Lemmy search isn’t great, or I’m too new, and can’t tell if this has been posted here before.

  • JoeyJoeJoeJr@lemmy.ml
    link
    fedilink
    arrow-up
    2
    ·
    2 years ago

    I would imagine the source for most projects is hosted on GitHub, or similar platforms? Perhaps you could consider forks, stars, and followers as “votes” and sort each sub category based on the votes. I would imagine that would be scriptable - the script could be included in the awesome list repo, and run periodically. It would be kind of interesting to tag “releases” and see how the sort order changes over time. If you wanted to get fancy, the sorting could probably happen as part of a CI task.

    If workable, the obvious benefit is you don’t have to exclude anything for subjective reasons, but it’s easier for readers of the list to quickly find the “most used” options.

    Just an idea off the top of my head. You may have already thought about it, and/or it may be full of holes.

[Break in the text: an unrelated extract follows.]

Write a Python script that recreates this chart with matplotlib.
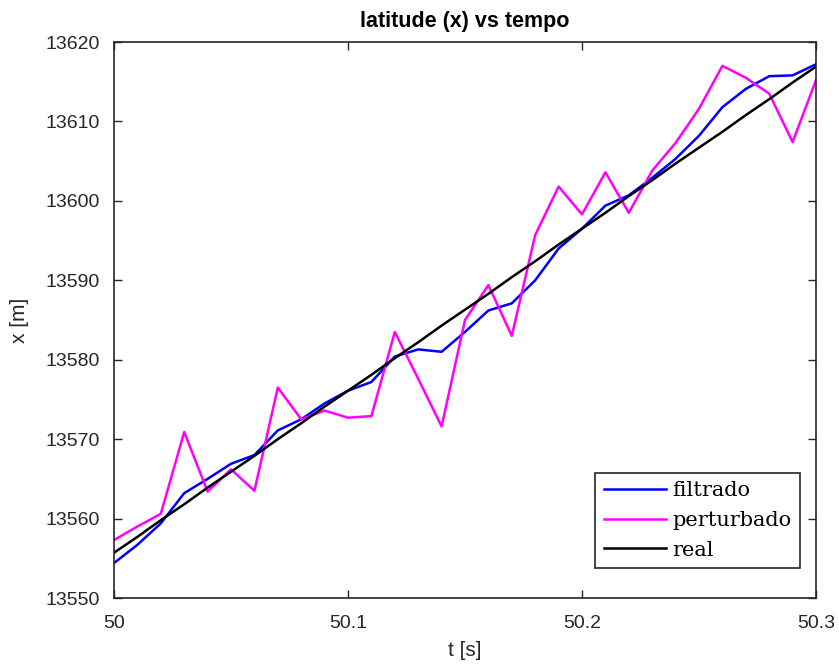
import numpy as np
import matplotlib
matplotlib.use("Agg")
import matplotlib.pyplot as plt

# tempo [s]
t = np.round(np.arange(31) * 0.01 + 50, 2)

filtrado = [13554.4, 13556.7, 13559.4, 13563.2, 13565.0, 13566.9, 13568.0, 13571.1,
            13572.5, 13574.5, 13576.1, 13577.2, 13580.4, 13581.3, 13581.0, 13583.5,
            13586.2, 13587.1, 13590.0, 13594.0, 13596.5, 13599.4, 13600.7, 13602.9,
            13605.3, 13608.2, 13611.8, 13614.1, 13615.7, 13615.8, 13617.2]

perturbado = [13557.3, 13559.0, 13560.6, 13570.9, 13563.4, 13566.2, 13563.5, 13576.5,
              13572.5, 13573.6, 13572.7, 13572.9, 13583.5, 13577.6, 13571.6, 13585.0,
              13589.4, 13583.0, 13595.7, 13601.8, 13598.3, 13603.6, 13598.5, 13603.8,
              13607.3, 13611.6, 13617.0, 13615.5, 13613.5, 13607.4, 13615.2]

real = [13555.7, 13557.7, 13559.8, 13561.8, 13563.9, 13565.9, 13567.9, 13570.0,
        13572.0, 13574.1, 13576.1, 13578.1, 13580.2, 13582.2, 13584.3, 13586.3,
        13588.3, 13590.4, 13592.4, 13594.5, 13596.5, 13598.5, 13600.6, 13602.6,
        13604.7, 13606.7, 13608.7, 13610.8, 13612.8, 13614.9, 13616.9]

plt.rcParams['font.family'] = 'Liberation Sans'

fig = plt.figure(figsize=(8.39, 6.66), dpi=100)
ax = fig.add_axes([0.1359, 0.1021, 0.8367, 0.8348])

ax.plot(t, filtrado, color="#0000ff", lw=1.8, label="filtrado")
ax.plot(t, perturbado, color="#ff00ff", lw=1.8, label="perturbado")
ax.plot(t, real, color="black", lw=1.8, label="real")

ax.set_xlim(50, 50.3)
ax.set_ylim(13550, 13620)
ax.set_xticks([50, 50.1, 50.2, 50.3])
ax.set_xticklabels(["50", "50.1", "50.2", "50.3"])
ax.set_yticks(np.arange(13550, 13621, 10))

ax.tick_params(direction="in", top=True, right=True, labelsize=14,
               length=6, width=1, colors="#262626")
ax.tick_params(axis="x", pad=12)
ax.tick_params(axis="y", pad=10)
for s in ax.spines.values():
    s.set_color("#262626")
    s.set_linewidth(1.2)

ax.set_xlabel("t [s]", fontsize=15, color="#262626", labelpad=7)
ax.set_ylabel("x [m]", fontsize=15, color="#262626", labelpad=12)
ax.set_title("latitude (x) vs tempo", fontsize=15.5, fontweight="bold", pad=11)

leg = ax.legend(loc="lower right", bbox_to_anchor=(0.977, 0.054),
                prop={"family": "DejaVu Serif", "size": 15},
                fancybox=False, edgecolor="#262626", framealpha=1,
                handlelength=3.0, handletextpad=0.3, borderpad=0.4,
                labelspacing=0.52, borderaxespad=0)
leg.get_frame().set_linewidth(1.2)

fig.savefig("out.png", dpi=100)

    • vegetaaaaaaa@lemmy.world
      link
      fedilink
      arrow-up
      7
      arrow-down
      1
      ·
      edit-2
      2 years ago

      would imagine that would be scriptable - the script could be included in the awesome list repo, and run periodically.

      The next version of the list will be based on https://github.com/awesome-selfhosted/awesome-selfhosted-data (raw YAML data), so much easier to integrate with scripts. There is already a CI system running at https://github.com/awesome-selfhosted/awesome-selfhosted-data/actions, and a preview of an enriched export at https://nodiscc.github.io/awesome-selfhosted-html-preview/ that take stars/last update dates and other metadata into account. This will all go live “soon”.

      Perhaps you could consider forks, stars, and followers as “votes” and sort each sub category based on the votes.
      it’s easier for readers of the list to quickly find the “most used” options.

      This would exclude (or move to the bottom of the list) all projects that are not hosted on these (mostly proprietary) platforms. Right now only metadata from Github is being parsed, in the future it will expand to Gitlab, maybe Gitea instances or similar, but it will take time and not all platforms have these stars/followers/forks features. This would also induce a huge bias as Github projects will have a lot more forks/followers/… than projects hosted on independent forges. Star counts can also (and absolutely are) manipulated by some projects that want to get “trending”.

      Also popularity != quality. A project whose code is hosted on cgit can be as good or even better than a project on Github (even more in the context of self-hosting…).

      Just an idea off the top of my head. You may have already thought about it, and/or it may be full of holes.

      It was a good idea :) But as you can see, it has its flaws.

      • JoeyJoeJoeJr@lemmy.ml
        link
        fedilink
        arrow-up
        2
        arrow-down
        1
        ·
        edit-2
        2 years ago

        it has its flaws.

        Yep yep. I was aware of some of what you pointed out - I think this might be a “perfect is the enemy of good” scenario, though. GitHub alone accounts for over 84% (based on the awesome-selfhosted-data repo):

        $ grep -r 'source_code_url' | cut -d ' ' -f 2 | cut -d '/' -f 3 | sort | uniq -c | sort -rn | head -n 15
           1068 github.com
             36 gitlab.com
              7 git.mills.io
              6 sourceforge.net
              6 framagit.org
              4 www.atlassian.com
              4 codeberg.org
              3 git.drupalcode.org
              3 git.cloudron.io
              2 repos.goffi.org
              2 git.tt-rss.org
              2 git.sr.ht
              2 cvsweb.openbsd.org
              1 yetishare.com
              1 www.wiz.cn
        
        $ python -c "print($(grep -r 'source_code_url' . | grep github.com | wc -l) / $(ls -1 | wc -l))"
        0.8422712933753943
        

        Adding in gitlab gets you to 87%:

        $ python -c "print($(grep -r 'source_code_url' . | grep -i -e github.com -e gitlab.com | wc -l) / $(ls -1 | wc -l))" 0.8706624605678234

        Also popularity != quality.

        True, but a thriving community generally means more resources, guides, etc, which can be important, especially for self-hosted solutions.

        In any case, the project is great, and much appreciated. Additionally, the enriched html version looks fantastic, and exposes most of the metadata* I’d want to see, regardless of how it’s sorted.

        *One other item to track, that I thought about after making my previous comment - number of contributors. It gives an additional data point on the size of the community, as well as an idea of how many people can be hit by busses before the continued development of the project gets called into question.